Short problem:
In the entries below, which lines run from the one containing "Give me the TikZ source for this diagram." to the one containing "anchor=base west] (legtxt)"? Copy exactly those lines, ends included, and no others.

##########

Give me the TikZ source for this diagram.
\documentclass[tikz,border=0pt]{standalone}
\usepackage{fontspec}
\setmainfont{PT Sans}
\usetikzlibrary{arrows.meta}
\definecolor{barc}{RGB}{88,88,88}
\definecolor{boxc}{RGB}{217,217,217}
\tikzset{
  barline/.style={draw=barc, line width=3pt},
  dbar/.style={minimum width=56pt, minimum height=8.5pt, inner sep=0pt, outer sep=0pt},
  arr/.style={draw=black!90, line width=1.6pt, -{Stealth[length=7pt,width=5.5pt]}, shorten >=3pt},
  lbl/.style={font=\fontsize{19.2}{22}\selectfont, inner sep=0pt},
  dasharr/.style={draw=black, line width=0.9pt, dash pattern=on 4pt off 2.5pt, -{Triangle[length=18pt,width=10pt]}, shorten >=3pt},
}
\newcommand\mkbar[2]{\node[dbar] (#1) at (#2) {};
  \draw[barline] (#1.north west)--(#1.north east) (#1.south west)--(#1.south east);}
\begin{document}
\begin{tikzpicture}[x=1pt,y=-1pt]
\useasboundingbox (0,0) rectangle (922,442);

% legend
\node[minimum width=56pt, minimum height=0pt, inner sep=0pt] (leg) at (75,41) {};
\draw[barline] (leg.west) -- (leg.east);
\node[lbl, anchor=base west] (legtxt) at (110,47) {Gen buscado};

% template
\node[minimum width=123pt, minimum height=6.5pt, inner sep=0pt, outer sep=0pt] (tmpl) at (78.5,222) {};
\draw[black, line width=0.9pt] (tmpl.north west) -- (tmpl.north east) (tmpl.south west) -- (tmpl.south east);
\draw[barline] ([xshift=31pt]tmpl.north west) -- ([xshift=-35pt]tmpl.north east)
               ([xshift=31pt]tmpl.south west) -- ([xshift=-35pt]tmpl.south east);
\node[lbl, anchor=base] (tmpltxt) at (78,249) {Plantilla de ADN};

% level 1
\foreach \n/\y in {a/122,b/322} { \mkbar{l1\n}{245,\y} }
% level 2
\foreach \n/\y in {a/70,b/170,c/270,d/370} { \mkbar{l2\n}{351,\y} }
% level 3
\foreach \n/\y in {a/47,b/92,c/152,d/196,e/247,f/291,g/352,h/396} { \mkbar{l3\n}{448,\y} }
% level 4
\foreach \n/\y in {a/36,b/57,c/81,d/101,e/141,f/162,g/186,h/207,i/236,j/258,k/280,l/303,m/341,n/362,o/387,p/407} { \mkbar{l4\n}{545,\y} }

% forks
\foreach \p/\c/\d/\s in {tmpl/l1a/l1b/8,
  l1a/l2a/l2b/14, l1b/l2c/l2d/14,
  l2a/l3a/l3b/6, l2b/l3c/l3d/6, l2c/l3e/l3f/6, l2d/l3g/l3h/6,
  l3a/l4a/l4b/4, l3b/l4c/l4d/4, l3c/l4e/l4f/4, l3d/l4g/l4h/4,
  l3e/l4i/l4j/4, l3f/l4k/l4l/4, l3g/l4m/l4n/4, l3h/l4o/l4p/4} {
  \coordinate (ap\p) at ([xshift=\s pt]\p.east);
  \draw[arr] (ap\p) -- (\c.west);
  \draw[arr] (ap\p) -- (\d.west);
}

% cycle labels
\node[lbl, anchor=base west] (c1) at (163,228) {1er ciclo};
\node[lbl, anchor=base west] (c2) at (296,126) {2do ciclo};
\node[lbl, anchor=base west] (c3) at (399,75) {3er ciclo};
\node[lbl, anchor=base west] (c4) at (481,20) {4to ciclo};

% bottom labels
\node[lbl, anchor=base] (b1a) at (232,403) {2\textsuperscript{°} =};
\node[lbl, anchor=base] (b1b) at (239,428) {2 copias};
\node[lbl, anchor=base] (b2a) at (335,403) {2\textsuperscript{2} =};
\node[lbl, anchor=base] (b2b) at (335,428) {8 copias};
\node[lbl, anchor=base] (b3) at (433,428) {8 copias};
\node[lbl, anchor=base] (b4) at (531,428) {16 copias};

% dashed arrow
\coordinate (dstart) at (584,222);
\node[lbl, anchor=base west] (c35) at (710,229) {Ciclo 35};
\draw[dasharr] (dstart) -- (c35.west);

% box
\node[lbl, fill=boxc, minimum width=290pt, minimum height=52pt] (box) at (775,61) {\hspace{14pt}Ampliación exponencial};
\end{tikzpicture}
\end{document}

##########

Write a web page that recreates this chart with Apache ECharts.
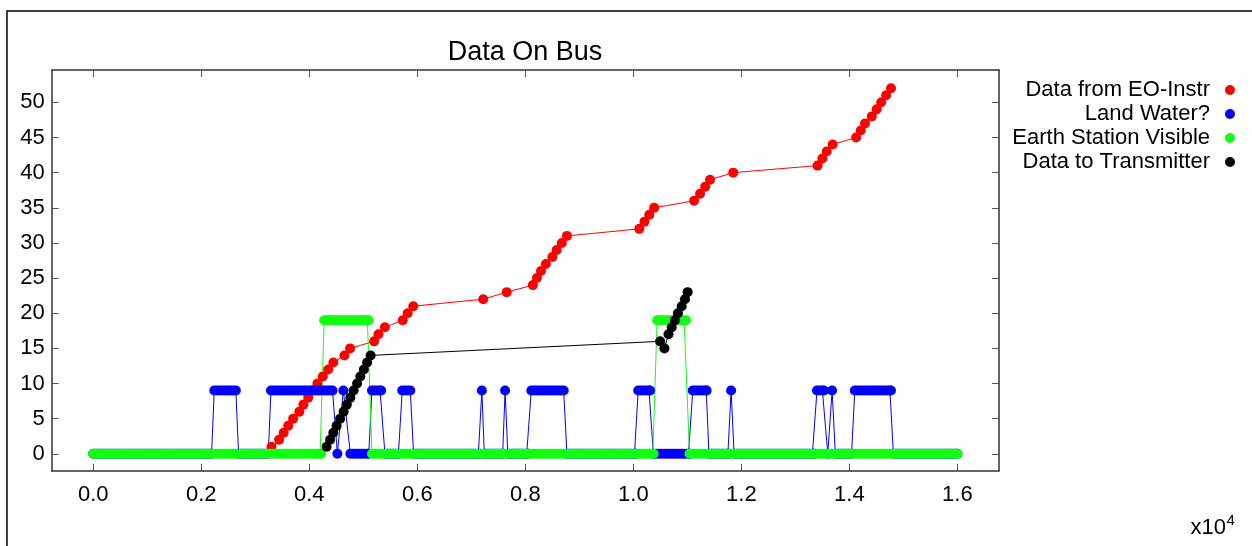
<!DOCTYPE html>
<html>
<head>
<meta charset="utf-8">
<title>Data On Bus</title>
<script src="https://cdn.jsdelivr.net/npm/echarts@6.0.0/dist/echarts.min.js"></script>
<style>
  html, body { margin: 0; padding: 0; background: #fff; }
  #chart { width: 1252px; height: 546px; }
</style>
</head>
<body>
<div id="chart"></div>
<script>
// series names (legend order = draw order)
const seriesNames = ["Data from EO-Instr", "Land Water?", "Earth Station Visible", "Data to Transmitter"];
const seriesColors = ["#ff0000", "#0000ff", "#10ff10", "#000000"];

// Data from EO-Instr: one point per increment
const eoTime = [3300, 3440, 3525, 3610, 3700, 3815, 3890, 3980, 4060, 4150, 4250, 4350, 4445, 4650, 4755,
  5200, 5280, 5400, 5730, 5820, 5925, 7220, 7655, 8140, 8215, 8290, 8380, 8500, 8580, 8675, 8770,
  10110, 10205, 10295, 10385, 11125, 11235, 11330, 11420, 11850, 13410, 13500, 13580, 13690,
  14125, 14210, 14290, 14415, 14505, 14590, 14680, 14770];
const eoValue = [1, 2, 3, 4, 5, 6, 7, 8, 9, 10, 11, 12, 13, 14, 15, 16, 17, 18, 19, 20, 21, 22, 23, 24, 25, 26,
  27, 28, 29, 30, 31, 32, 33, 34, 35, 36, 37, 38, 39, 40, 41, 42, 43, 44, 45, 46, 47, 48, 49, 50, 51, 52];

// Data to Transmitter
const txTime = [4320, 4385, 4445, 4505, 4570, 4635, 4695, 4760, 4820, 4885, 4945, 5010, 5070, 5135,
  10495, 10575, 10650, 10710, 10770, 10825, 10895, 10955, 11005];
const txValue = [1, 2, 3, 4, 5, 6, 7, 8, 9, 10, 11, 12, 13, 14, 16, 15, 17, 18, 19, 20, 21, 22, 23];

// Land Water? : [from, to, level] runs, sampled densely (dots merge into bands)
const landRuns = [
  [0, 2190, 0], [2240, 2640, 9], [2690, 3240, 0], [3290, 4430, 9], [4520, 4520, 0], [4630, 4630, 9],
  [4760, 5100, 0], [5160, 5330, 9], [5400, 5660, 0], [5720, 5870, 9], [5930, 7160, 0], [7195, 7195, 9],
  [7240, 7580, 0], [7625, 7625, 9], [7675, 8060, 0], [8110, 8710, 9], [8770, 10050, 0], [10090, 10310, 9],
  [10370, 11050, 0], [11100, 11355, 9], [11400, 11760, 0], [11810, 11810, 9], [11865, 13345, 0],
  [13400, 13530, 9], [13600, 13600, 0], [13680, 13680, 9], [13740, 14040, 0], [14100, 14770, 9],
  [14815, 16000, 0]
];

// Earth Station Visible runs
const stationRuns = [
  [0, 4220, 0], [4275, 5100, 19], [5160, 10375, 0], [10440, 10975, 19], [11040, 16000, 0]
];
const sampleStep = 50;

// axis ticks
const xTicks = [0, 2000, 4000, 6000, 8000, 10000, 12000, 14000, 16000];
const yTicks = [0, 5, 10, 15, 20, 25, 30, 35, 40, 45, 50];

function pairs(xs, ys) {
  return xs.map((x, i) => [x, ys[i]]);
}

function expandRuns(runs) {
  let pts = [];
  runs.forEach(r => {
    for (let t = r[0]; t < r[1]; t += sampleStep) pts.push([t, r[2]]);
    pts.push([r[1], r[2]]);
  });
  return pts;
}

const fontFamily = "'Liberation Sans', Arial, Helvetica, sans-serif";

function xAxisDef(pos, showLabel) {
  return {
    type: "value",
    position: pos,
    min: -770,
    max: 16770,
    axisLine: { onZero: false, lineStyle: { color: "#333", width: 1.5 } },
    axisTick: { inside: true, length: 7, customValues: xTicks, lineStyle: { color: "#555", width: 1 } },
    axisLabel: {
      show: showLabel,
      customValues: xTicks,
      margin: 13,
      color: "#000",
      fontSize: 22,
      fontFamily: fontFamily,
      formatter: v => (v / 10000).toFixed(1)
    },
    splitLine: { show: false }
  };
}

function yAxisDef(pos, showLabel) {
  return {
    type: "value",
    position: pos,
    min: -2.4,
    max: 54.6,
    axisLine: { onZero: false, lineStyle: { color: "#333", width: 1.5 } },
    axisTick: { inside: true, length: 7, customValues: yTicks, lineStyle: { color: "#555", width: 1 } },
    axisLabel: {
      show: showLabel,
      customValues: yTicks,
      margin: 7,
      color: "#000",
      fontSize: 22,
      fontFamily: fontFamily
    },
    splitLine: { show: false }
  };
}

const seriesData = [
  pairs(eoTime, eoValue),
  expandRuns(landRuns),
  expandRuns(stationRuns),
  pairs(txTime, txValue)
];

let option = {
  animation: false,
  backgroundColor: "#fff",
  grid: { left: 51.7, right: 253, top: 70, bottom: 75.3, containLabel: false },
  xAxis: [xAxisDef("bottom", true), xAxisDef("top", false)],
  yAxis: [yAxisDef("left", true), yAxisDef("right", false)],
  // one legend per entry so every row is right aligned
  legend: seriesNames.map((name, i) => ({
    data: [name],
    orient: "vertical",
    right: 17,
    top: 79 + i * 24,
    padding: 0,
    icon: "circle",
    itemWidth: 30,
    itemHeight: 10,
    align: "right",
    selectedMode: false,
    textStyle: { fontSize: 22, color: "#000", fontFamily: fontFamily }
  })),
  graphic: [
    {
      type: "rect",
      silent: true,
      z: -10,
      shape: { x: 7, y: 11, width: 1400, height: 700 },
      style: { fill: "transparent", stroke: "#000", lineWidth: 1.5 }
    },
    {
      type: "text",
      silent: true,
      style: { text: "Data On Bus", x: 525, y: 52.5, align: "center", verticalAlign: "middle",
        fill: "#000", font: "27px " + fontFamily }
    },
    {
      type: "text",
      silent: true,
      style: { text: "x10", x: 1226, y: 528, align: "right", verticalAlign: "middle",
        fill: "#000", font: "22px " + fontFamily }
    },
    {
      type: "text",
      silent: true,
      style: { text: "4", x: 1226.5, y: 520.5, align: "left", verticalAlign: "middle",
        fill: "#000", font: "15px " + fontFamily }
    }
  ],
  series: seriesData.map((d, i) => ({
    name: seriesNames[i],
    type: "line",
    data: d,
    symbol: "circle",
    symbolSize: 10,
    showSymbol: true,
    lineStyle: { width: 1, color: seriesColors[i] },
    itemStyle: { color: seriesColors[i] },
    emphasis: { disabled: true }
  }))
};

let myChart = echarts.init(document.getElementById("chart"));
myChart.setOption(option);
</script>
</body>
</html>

##########

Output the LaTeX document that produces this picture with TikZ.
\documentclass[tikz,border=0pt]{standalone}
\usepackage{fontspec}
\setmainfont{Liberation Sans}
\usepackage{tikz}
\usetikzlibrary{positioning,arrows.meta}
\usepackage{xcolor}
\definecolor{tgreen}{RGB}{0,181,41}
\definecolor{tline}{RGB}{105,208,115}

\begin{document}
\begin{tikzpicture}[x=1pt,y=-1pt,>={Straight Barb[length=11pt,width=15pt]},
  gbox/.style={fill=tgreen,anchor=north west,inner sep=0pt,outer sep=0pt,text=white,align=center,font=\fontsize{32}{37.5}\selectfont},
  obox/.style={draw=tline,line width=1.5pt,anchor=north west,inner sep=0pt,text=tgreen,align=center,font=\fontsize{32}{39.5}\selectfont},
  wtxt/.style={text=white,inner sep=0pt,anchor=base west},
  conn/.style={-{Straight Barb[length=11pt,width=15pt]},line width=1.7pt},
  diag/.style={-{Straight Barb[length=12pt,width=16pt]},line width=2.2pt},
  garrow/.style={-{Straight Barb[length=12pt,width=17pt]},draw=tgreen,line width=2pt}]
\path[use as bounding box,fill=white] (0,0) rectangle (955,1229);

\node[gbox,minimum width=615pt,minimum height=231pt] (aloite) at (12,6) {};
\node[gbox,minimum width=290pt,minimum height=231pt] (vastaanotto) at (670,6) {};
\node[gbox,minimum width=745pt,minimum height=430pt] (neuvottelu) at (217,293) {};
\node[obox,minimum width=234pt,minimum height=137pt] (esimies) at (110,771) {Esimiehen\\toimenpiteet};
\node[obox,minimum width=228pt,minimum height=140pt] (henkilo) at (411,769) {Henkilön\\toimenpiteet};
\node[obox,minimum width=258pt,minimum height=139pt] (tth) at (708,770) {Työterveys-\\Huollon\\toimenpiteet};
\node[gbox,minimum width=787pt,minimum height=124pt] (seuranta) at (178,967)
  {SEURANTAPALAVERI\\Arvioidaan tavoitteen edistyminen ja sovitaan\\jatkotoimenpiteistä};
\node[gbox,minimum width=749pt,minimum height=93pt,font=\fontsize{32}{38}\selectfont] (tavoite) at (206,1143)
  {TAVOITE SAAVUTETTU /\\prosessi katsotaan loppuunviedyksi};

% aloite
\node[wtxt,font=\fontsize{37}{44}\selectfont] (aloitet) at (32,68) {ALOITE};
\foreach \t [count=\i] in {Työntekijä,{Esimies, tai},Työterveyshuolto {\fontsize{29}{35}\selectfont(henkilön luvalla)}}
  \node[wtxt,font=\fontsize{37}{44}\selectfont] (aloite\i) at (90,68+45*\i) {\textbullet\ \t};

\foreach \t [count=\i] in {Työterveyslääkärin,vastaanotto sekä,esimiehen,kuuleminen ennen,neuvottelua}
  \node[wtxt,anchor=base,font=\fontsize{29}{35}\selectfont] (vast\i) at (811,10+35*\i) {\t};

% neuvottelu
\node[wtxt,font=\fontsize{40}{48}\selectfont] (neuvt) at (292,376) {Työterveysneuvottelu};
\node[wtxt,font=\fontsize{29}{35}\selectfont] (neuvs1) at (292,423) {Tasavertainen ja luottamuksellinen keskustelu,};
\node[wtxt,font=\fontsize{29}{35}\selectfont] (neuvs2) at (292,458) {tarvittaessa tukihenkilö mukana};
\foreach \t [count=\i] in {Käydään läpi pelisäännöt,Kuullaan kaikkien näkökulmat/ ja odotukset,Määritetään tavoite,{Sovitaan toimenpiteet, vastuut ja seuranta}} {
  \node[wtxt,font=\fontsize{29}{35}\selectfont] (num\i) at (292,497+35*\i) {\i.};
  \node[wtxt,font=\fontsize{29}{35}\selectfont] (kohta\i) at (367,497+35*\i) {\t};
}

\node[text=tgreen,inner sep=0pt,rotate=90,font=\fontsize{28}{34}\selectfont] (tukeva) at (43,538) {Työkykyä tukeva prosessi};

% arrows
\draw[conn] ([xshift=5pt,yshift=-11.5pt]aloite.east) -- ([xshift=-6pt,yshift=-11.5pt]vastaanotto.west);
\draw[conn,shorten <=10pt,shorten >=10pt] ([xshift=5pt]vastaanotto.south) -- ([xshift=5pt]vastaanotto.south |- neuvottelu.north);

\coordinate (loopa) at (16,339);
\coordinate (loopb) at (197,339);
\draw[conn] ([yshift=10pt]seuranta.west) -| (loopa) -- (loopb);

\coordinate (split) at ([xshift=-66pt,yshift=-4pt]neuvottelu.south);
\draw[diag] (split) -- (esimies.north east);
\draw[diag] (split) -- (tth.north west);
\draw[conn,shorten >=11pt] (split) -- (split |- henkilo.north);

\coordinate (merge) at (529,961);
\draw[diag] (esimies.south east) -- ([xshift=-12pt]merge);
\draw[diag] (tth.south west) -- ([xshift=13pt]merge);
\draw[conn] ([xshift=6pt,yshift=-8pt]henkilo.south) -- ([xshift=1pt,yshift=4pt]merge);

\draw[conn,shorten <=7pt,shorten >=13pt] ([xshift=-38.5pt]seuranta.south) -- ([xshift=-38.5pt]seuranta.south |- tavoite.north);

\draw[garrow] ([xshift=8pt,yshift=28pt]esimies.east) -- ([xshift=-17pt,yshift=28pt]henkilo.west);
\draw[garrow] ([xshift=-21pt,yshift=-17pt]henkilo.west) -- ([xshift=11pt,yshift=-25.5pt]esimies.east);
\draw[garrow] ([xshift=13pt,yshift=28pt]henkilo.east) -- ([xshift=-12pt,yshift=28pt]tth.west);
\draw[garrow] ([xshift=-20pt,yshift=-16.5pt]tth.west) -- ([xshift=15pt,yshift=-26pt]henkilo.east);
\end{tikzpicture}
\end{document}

##########

Answer below:
Give me the TikZ source for this diagram.
\documentclass[tikz,border=0pt]{standalone}
\usepackage{fontspec}
\setmainfont{PT Sans}
\usetikzlibrary{arrows.meta}
\definecolor{barc}{RGB}{88,88,88}
\definecolor{boxc}{RGB}{217,217,217}
\tikzset{
  barline/.style={draw=barc, line width=3pt},
  dbar/.style={minimum width=56pt, minimum height=8.5pt, inner sep=0pt, outer sep=0pt},
  arr/.style={draw=black!90, line width=1.6pt, -{Stealth[length=7pt,width=5.5pt]}, shorten >=3pt},
  lbl/.style={font=\fontsize{19.2}{22}\selectfont, inner sep=0pt},
  dasharr/.style={draw=black, line width=0.9pt, dash pattern=on 4pt off 2.5pt, -{Triangle[length=18pt,width=10pt]}, shorten >=3pt},
}
\newcommand\mkbar[2]{\node[dbar] (#1) at (#2) {};
  \draw[barline] (#1.north west)--(#1.north east) (#1.south west)--(#1.south east);}
\begin{document}
\begin{tikzpicture}[x=1pt,y=-1pt]
\useasboundingbox (0,0) rectangle (922,442);

% legend
\node[minimum width=56pt, minimum height=0pt, inner sep=0pt] (leg) at (75,41) {};
\draw[barline] (leg.west) -- (leg.east);
\node[lbl, anchor=base west] (legtxt) at (110,47) {Gen buscado};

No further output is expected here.